— EXERCISE DIRECTIONS —
For the copy, please give all of the data again exactly and leave the pictures out.

— MATERIAL SHOWN —
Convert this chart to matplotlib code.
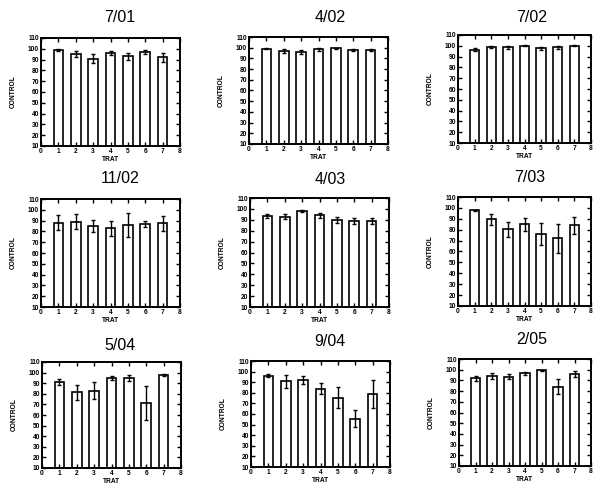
import matplotlib.pyplot as plt

plt.rcParams['font.family'] = ['Liberation Sans', 'DejaVu Sans']

# data: mean and error per treatment (1..7)
trat = [1, 2, 3, 4, 5, 6, 7]

dates = ['7/01', '4/02', '7/02', '11/02', '4/03', '7/03', '5/04', '9/04', '2/05']

means = [
    [99, 95, 91, 96, 93, 97, 92],
    [99, 97, 96, 98.5, 99.5, 97.5, 97.5],
    [96.5, 99, 98.5, 100, 97.5, 98.5, 100],
    [88, 89, 85, 83, 86, 87, 87.5],
    [93.5, 93, 98, 94, 90, 89, 89],
    [98, 89.5, 80.5, 85, 76, 72, 84],
    [91, 81.5, 83, 95, 95, 71, 98],
    [96, 91, 92, 84, 75.5, 55.5, 79],
    [92, 94, 93.5, 96.5, 99.5, 84, 96],
]

errs = [
    [1, 3, 4, 2, 3, 1.5, 4],
    [0.5, 2, 2, 1.5, 0.5, 1, 1],
    [1.5, 1, 1.5, 0.5, 1.5, 1.5, 0.5],
    [7, 7, 6, 7, 11, 3, 7],
    [2, 2, 1, 2.5, 2.5, 2.5, 2.5],
    [0.5, 5, 7, 6, 10, 13, 8],
    [3, 7, 8, 2, 2.5, 16, 1],
    [1.5, 6, 4, 5, 10, 8, 13],
    [2.5, 2.5, 2.5, 1.5, 0.5, 7, 3],
]

W, H = 595, 484
fig = plt.figure(figsize=(W / 100, H / 100), dpi=100)

# panel boxes in pixels: left, top, right, bottom
boxes = [
    (41, 38, 180, 146), (249, 37, 388, 144), (458, 35, 591, 143),
    (41, 199, 180, 307), (250, 198, 389, 307), (458, 197, 591, 306),
    (42, 362, 181, 468), (251, 361, 390, 467), (459, 359, 591, 466),
]
title_y = [18, 18, 17, 179, 180, 178, 345, 342, 340]
title_x = [120, 330, 532, 120, 330, 530, 120, 330, 532]

for i, date in enumerate(dates):
    l, t, r, b = boxes[i]
    ax = fig.add_axes([l / W, 1 - b / H, (r - l) / W, (b - t) / H])
    heights = [m - 10 for m in means[i]]
    ax.bar(trat, heights, bottom=10, width=0.56, color='white',
           edgecolor='black', linewidth=1.2)
    ax.errorbar(trat, means[i], yerr=errs[i], fmt='none', ecolor='black',
                elinewidth=1, capsize=1.5, capthick=1)
    ax.set_xlim(0, 8)
    ax.set_ylim(10, 110)
    ax.set_xticks(range(0, 9))
    ax.set_yticks(range(10, 111, 10))
    ax.tick_params(direction='in', length=3, width=1, top=True, right=True,
                   labelsize=4.8, pad=1.5)
    for lab in ax.get_xticklabels() + ax.get_yticklabels():
        lab.set_fontweight('bold')
    for sp in ax.spines.values():
        sp.set_linewidth(1.4)
    ax.set_xlabel('TRAT', fontsize=4.8, fontweight='bold', labelpad=0.5)
    ax.set_ylabel('CONTROL', fontsize=4.8, fontweight='bold', labelpad=8)
    fig.text(title_x[i] / W, 1 - title_y[i] / H, date,
             ha='center', va='center', fontsize=11.5)

fig.savefig('out.png', dpi=100)
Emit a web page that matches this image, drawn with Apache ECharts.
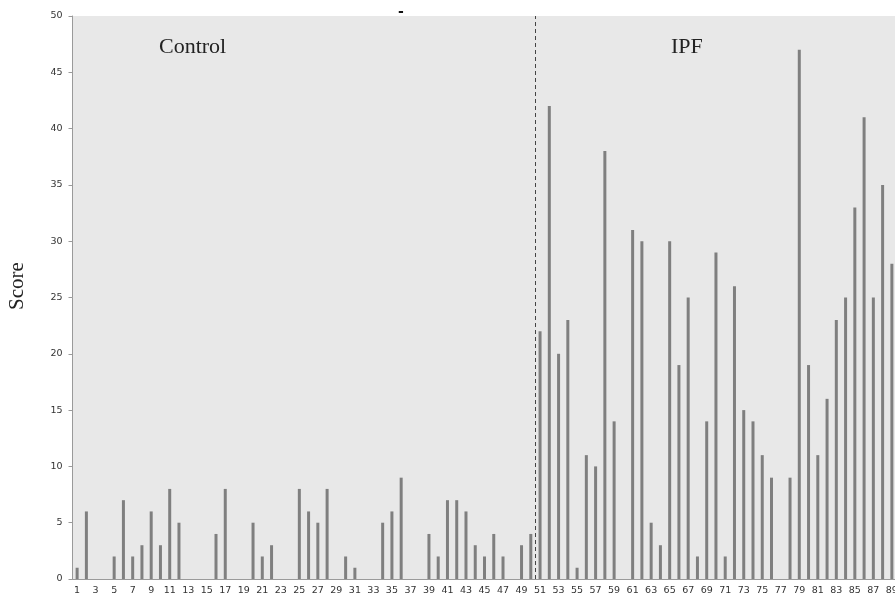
<!DOCTYPE html>
<html>
<head>
<meta charset="utf-8">
<script src="https://cdn.jsdelivr.net/npm/echarts@6/dist/echarts.min.js"></script>
<style>
  html, body { margin: 0; padding: 0; background: #fff; }
  #chart { width: 895px; height: 605px; }
</style>
</head>
<body>
<div id="chart"></div>
<script>
// patient numbers 1..89
const subjects = ['1','2','3','4','5','6','7','8','9','10','11','12','13','14','15','16','17','18','19','20',
  '21','22','23','24','25','26','27','28','29','30','31','32','33','34','35','36','37','38','39','40',
  '41','42','43','44','45','46','47','48','49','50','51','52','53','54','55','56','57','58','59','60',
  '61','62','63','64','65','66','67','68','69','70','71','72','73','74','75','76','77','78','79','80',
  '81','82','83','84','85','86','87','88','89']

// scores, subjects 1-50 are controls, 51-89 IPF
const controlScores = [1, 6, 0, 0, 2, 7, 2, 3, 6, 3, 8, 5, 0, 0, 0, 4, 8, 0, 0, 5,
  2, 3, 0, 0, 8, 6, 5, 8, 0, 2, 1, 0, 0, 5, 6, 9, 0, 0, 4, 2,
  7, 7, 6, 3, 2, 4, 2, 0, 3, 4]
const ipfScores = [22, 42, 20, 23, 1, 11, 10, 38, 14, 0, 31, 30, 5, 3, 30, 19, 25, 2, 14, 29,
  2, 26, 15, 14, 11, 9, 0, 9, 47, 19, 11, 16, 23, 25, 33, 41, 25, 35, 28]

const scores = controlScores.concat(ipfScores)
const groupSplit = controlScores.length

const yTicks = { min: 0, max: 50, interval: 5 }

const chart = echarts.init(document.getElementById('chart'))

chart.setOption({
  animation: false,
  backgroundColor: '#ffffff',
  grid: {
    left: 72.5,
    top: 16,
    right: -1.5,
    bottom: 26,
    outerBoundsMode: 'none',
    containLabel: false,
    show: true,
    backgroundColor: '#e8e8e8',
    borderWidth: 0
  },
  xAxis: [
    {
      type: 'category',
      data: subjects,
      axisLine: { lineStyle: { color: '#9a9a9a', width: 1 } },
      axisTick: { interval: 0, length: 3, lineStyle: { color: '#9a9a9a' } },
      axisLabel: {
        interval: 1,
        fontSize: 9.5,
        color: '#333',
        margin: 7,
        fontFamily: 'DejaVu Sans'
      },
      splitLine: { show: false }
    },
    {
      type: 'value',
      min: 0,
      max: subjects.length,
      show: false
    }
  ],
  yAxis: {
    type: 'value',
    min: yTicks.min,
    max: yTicks.max,
    interval: yTicks.interval,
    axisLine: { show: true, lineStyle: { color: '#9a9a9a', width: 1 } },
    axisTick: { show: true, length: 4, lineStyle: { color: '#9a9a9a' } },
    axisLabel: { fontSize: 9.5, color: '#333', margin: 10, fontFamily: 'DejaVu Sans' },
    splitLine: { show: false }
  },
  series: [
    {
      type: 'bar',
      data: scores,
      barWidth: 3,
      itemStyle: { color: '#7f7f7f' }
    },
    {
      type: 'line',
      xAxisIndex: 1,
      data: [[groupSplit, 0]],
      showSymbol: false,
      symbol: 'none',
      lineStyle: { opacity: 0 },
      markLine: {
        silent: true,
        symbol: 'none',
        label: { show: false },
        lineStyle: { type: [4, 3], color: '#444', width: 1 },
        data: [{ xAxis: groupSplit }]
      }
    }
  ],
  graphic: [
    {
      type: 'text',
      left: 159,
      top: 36,
      style: { text: 'Control', font: '22px "Liberation Serif", serif', fill: '#222' }
    },
    {
      type: 'text',
      left: 671,
      top: 36,
      style: { text: 'IPF', font: '22px "Liberation Serif", serif', fill: '#222' }
    },
    {
      type: 'text',
      x: 17,
      y: 286,
      rotation: Math.PI / 2,
      style: {
        text: 'Score',
        font: '21px "Liberation Serif", serif',
        fill: '#222',
        align: 'center',
        verticalAlign: 'middle'
      }
    },
    {
      type: 'text',
      left: 398,
      top: 5,
      style: { text: '-', font: 'bold 14px "DejaVu Sans", sans-serif', fill: '#111' }
    }
  ]
})
</script>
</body>
</html>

— WORKED ANSWER —
Convert this chart to matplotlib code.
import matplotlib.pyplot as plt

plt.rcParams['font.family'] = ['Liberation Sans', 'DejaVu Sans']

# data: mean and error per treatment (1..7)
trat = [1, 2, 3, 4, 5, 6, 7]

dates = ['7/01', '4/02', '7/02', '11/02', '4/03', '7/03', '5/04', '9/04', '2/05']

means = [
    [99, 95, 91, 96, 93, 97, 92],
    [99, 97, 96, 98.5, 99.5, 97.5, 97.5],
    [96.5, 99, 98.5, 100, 97.5, 98.5, 100],
    [88, 89, 85, 83, 86, 87, 87.5],
    [93.5, 93, 98, 94, 90, 89, 89],
    [98, 89.5, 80.5, 85, 76, 72, 84],
    [91, 81.5, 83, 95, 95, 71, 98],
    [96, 91, 92, 84, 75.5, 55.5, 79],
    [92, 94, 93.5, 96.5, 99.5, 84, 96],
]

errs = [
    [1, 3, 4, 2, 3, 1.5, 4],
    [0.5, 2, 2, 1.5, 0.5, 1, 1],
    [1.5, 1, 1.5, 0.5, 1.5, 1.5, 0.5],
    [7, 7, 6, 7, 11, 3, 7],
    [2, 2, 1, 2.5, 2.5, 2.5, 2.5],
    [0.5, 5, 7, 6, 10, 13, 8],
    [3, 7, 8, 2, 2.5, 16, 1],
    [1.5, 6, 4, 5, 10, 8, 13],
    [2.5, 2.5, 2.5, 1.5, 0.5, 7, 3],
]

W, H = 595, 484
fig = plt.figure(figsize=(W / 100, H / 100), dpi=100)

# panel boxes in pixels: left, top, right, bottom
boxes = [
    (41, 38, 180, 146), (249, 37, 388, 144), (458, 35, 591, 143),
    (41, 199, 180, 307), (250, 198, 389, 307), (458, 197, 591, 306),
    (42, 362, 181, 468), (251, 361, 390, 467), (459, 359, 591, 466),
]
title_y = [18, 18, 17, 179, 180, 178, 345, 342, 340]
title_x = [120, 330, 532, 120, 330, 530, 120, 330, 532]

for i, date in enumerate(dates):
    l, t, r, b = boxes[i]
    ax = fig.add_axes([l / W, 1 - b / H, (r - l) / W, (b - t) / H])
    heights = [m - 10 for m in means[i]]
    ax.bar(trat, heights, bottom=10, width=0.56, color='white',
           edgecolor='black', linewidth=1.2)
    ax.errorbar(trat, means[i], yerr=errs[i], fmt='none', ecolor='black',
                elinewidth=1, capsize=1.5, capthick=1)
    ax.set_xlim(0, 8)
    ax.set_ylim(10, 110)
    ax.set_xticks(range(0, 9))
    ax.set_yticks(range(10, 111, 10))
    ax.tick_params(direction='in', length=3, width=1, top=True, right=True,
                   labelsize=4.8, pad=1.5)
    for lab in ax.get_xticklabels() + ax.get_yticklabels():
        lab.set_fontweight('bold')
    for sp in ax.spines.values():
        sp.set_linewidth(1.4)
    ax.set_xlabel('TRAT', fontsize=4.8, fontweight='bold', labelpad=0.5)
    ax.set_ylabel('CONTROL', fontsize=4.8, fontweight='bold', labelpad=8)
    fig.text(title_x[i] / W, 1 - title_y[i] / H, date,
             ha='center', va='center', fontsize=11.5)

fig.savefig('out.png', dpi=100)
Emit a web page that matches this image, drawn with Apache ECharts.
<!DOCTYPE html>
<html>
<head>
<meta charset="utf-8">
<script src="https://cdn.jsdelivr.net/npm/echarts@6/dist/echarts.min.js"></script>
<style>
  html, body { margin: 0; padding: 0; background: #fff; }
  #chart { width: 895px; height: 605px; }
</style>
</head>
<body>
<div id="chart"></div>
<script>
// patient numbers 1..89
const subjects = ['1','2','3','4','5','6','7','8','9','10','11','12','13','14','15','16','17','18','19','20',
  '21','22','23','24','25','26','27','28','29','30','31','32','33','34','35','36','37','38','39','40',
  '41','42','43','44','45','46','47','48','49','50','51','52','53','54','55','56','57','58','59','60',
  '61','62','63','64','65','66','67','68','69','70','71','72','73','74','75','76','77','78','79','80',
  '81','82','83','84','85','86','87','88','89']

// scores, subjects 1-50 are controls, 51-89 IPF
const controlScores = [1, 6, 0, 0, 2, 7, 2, 3, 6, 3, 8, 5, 0, 0, 0, 4, 8, 0, 0, 5,
  2, 3, 0, 0, 8, 6, 5, 8, 0, 2, 1, 0, 0, 5, 6, 9, 0, 0, 4, 2,
  7, 7, 6, 3, 2, 4, 2, 0, 3, 4]
const ipfScores = [22, 42, 20, 23, 1, 11, 10, 38, 14, 0, 31, 30, 5, 3, 30, 19, 25, 2, 14, 29,
  2, 26, 15, 14, 11, 9, 0, 9, 47, 19, 11, 16, 23, 25, 33, 41, 25, 35, 28]

const scores = controlScores.concat(ipfScores)
const groupSplit = controlScores.length

const yTicks = { min: 0, max: 50, interval: 5 }

const chart = echarts.init(document.getElementById('chart'))

chart.setOption({
  animation: false,
  backgroundColor: '#ffffff',
  grid: {
    left: 72.5,
    top: 16,
    right: -1.5,
    bottom: 26,
    outerBoundsMode: 'none',
    containLabel: false,
    show: true,
    backgroundColor: '#e8e8e8',
    borderWidth: 0
  },
  xAxis: [
    {
      type: 'category',
      data: subjects,
      axisLine: { lineStyle: { color: '#9a9a9a', width: 1 } },
      axisTick: { interval: 0, length: 3, lineStyle: { color: '#9a9a9a' } },
      axisLabel: {
        interval: 1,
        fontSize: 9.5,
        color: '#333',
        margin: 7,
        fontFamily: 'DejaVu Sans'
      },
      splitLine: { show: false }
    },
    {
      type: 'value',
      min: 0,
      max: subjects.length,
      show: false
    }
  ],
  yAxis: {
    type: 'value',
    min: yTicks.min,
    max: yTicks.max,
    interval: yTicks.interval,
    axisLine: { show: true, lineStyle: { color: '#9a9a9a', width: 1 } },
    axisTick: { show: true, length: 4, lineStyle: { color: '#9a9a9a' } },
    axisLabel: { fontSize: 9.5, color: '#333', margin: 10, fontFamily: 'DejaVu Sans' },
    splitLine: { show: false }
  },
  series: [
    {
      type: 'bar',
      data: scores,
      barWidth: 3,
      itemStyle: { color: '#7f7f7f' }
    },
    {
      type: 'line',
      xAxisIndex: 1,
      data: [[groupSplit, 0]],
      showSymbol: false,
      symbol: 'none',
      lineStyle: { opacity: 0 },
      markLine: {
        silent: true,
        symbol: 'none',
        label: { show: false },
        lineStyle: { type: [4, 3], color: '#444', width: 1 },
        data: [{ xAxis: groupSplit }]
      }
    }
  ],
  graphic: [
    {
      type: 'text',
      left: 159,
      top: 36,
      style: { text: 'Control', font: '22px "Liberation Serif", serif', fill: '#222' }
    },
    {
      type: 'text',
      left: 671,
      top: 36,
      style: { text: 'IPF', font: '22px "Liberation Serif", serif', fill: '#222' }
    },
    {
      type: 'text',
      x: 17,
      y: 286,
      rotation: Math.PI / 2,
      style: {
        text: 'Score',
        font: '21px "Liberation Serif", serif',
        fill: '#222',
        align: 'center',
        verticalAlign: 'middle'
      }
    },
    {
      type: 'text',
      left: 398,
      top: 5,
      style: { text: '-', font: 'bold 14px "DejaVu Sans", sans-serif', fill: '#111' }
    }
  ]
})
</script>
</body>
</html>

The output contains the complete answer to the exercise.